In 1981 I had the educative experience of spending a few days in a Police State. The glory of medieval Prague couldn't be held back even by the oppression of the Soviet stars and uniformed men, by the grime and rotten infrastructures, by the single-channel radio we couldn't turn off, nor by the apparatchik who didn't even pretend he wasn't spying on us at the restaurant table. A few years later I was in Budapest, which was vastly better, but that merely emphasized how truly depressing Prague had been; and eerie; and a bit frightening in spite of our American passports. What a relief it was to cross the border after a few days... to Germany.
So I can emphasize with Jonathan Spyer and Michael Totten when they swap stories about the oppressive all pervading fear that lies over the Hezbollah-controlled areas of southern Lebanon. (Actually, Michael has written about this repeatedly; it clearly made an impression.) And for the life of me I cannot explain how a New York Times reporter can travel to the same areas and quite totally not see any of it, as demonstrated in today's report. Is he a fool? Blind? Impervious to whatever he's not conditioned to see, or conditioned not to see? A crass propagandist? What's going on?
It's an important question, since vastly more people are informed by the NYT than by Michael Totten, more's the pity.

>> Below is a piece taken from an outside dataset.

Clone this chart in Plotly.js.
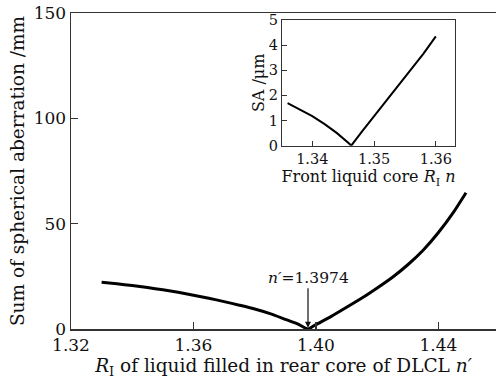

And then of course there's the small matter that the story demonstrates - but never mentions: the total failure of the UN and the so-called international community in enforcing conditions they felt important as recently as August 2006, when Security Council decision 1401 laid down rules ensuring Hezbullah wouldn't be able to re-arm. In Hebrew UN is pronounced Oom, and David Ben Gurion famously remarked once "Oom Shmoom", which doesn't need much translation does it.